One Beverly Hills to Generate More Than $1B in Total Benefits

The City of Beverly Hills struck a solid deal on the One Beverly Hills development project, according to special counsel Bob Baradaran and Henry Finkelstein.

One Beverly Hills is a project unlike any other. The massive development—the largest in Beverly Hills’ history—will transform a 17.5-acre site adjacent to the Beverly Hilton and Waldorf Astoria Beverly Hills into a mixed-use urban resort adjacent. It will also generate impressive benefits exceeding $1 billion for the City of Beverly Hills.

In very round numbers, the general fund revenues from this project are in excess of $500 million, maybe much in excess. “We are projecting to receive an additional $1 billion in total benefits over and above the otherwise applicable benefits. So, we doubled or tripled the financial benefits,” Henry Finkelstein of Greenberg Glusker tells GlobeSt.com. Bob Baradaran adds, “This type of transaction is unique. I don’t think you’ll find another development agreement in the country that is similar to this.”

Greenberg Glusker’s Finkelstein and Baradaran served as special counsel representing the city in the transaction. “Our job was to try to negotiate a favorable economic deal for the city on a project that was perceived as beneficial, advantageous and positive to the city already,” says Finkelstein. “It is designed by a super world-class rock star architect, it has a number of great green spaces and environmentally, it is on the leading edge. It also has a number of components that are very desirable to the city like modernized event spaces, ultra luxury hotel rooms and repositioning the Hilton as a better property than it has been in a long time.”

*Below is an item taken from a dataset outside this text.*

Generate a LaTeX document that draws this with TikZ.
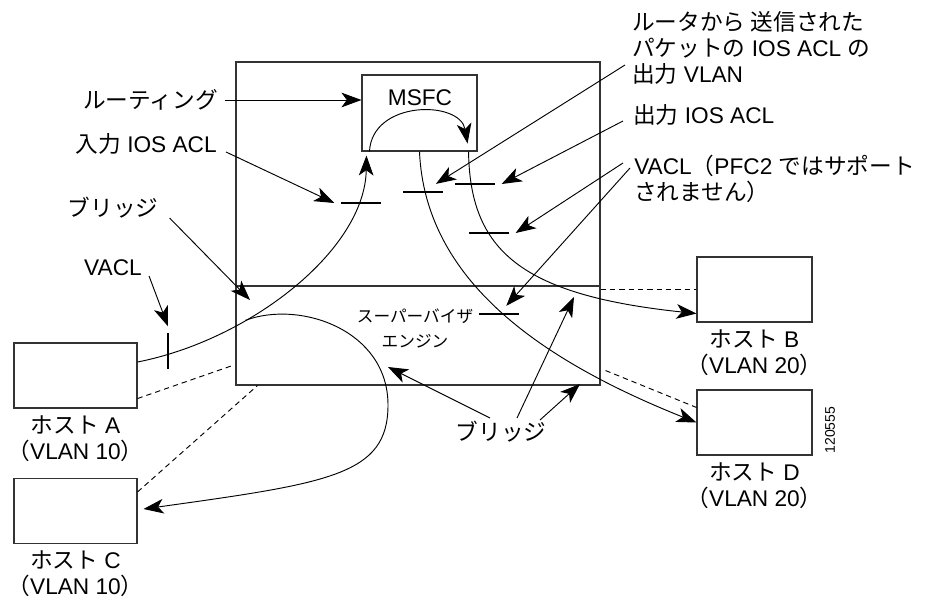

Despite the quality of the project, the city was able to negotiate favorable terms without offering incentives and rebates to the developers, a joint venture between Alagem Capital Group and Cain International, as is typically standard in these deals. “Almost all of the economic analysis that goes along with a large beneficial project that generates a big future general fund revenue base for the city is the developer asking they city to make up a gap or shortfall between what it takes to make the project feasible and the basic economics of the project,” says Finkelstein.

This made the deal very unique. “I have negotiated dozens of development agreements over the years where the developers were getting incentives and rebates from the city,” adds Finkelstein. “This is the only one of the development agreements that I have worked on or heard of where the developer was paying premiums to the city on generally applicable taxes.”

The City was able to negotiate such a deal because of the quality location of the site and the Beverly Hills brand; however, it was not an ease feat. “This was a hard fought negotiations and there was a lot at stake. This project is the largest project ever to be built and developed in the City of Beverly Hills, and from the city’s perspective, it was an important and critical project,” says Baradaran. Finkelstein adds, “What the city was asking of the developers was counterintuitive to what the developers and the capital partners are accustomed to seeing. The people on the other side of the table had done a lot of deals where the city gives an incentive or rebate.”

This is the third deal that Finkelstein and Baradaran have negotiated for the City of Beverly Hills. “In the past, the city counsel members would individually negotiate with the development team in coming up with a development agreement, but this in not their primary areas of expertise,” says Baradaran. “A few years ago, they brought Henry and I in to lead the negotiations on these types of developments.”

One Beverly Hills is three-building property featuring condos and a hotel, along with 8 acres of botanical gardens on the property. The joint venture has tapped Foster + Partners, Lord Norman Foster and RIOS for design, architecture and landscape design.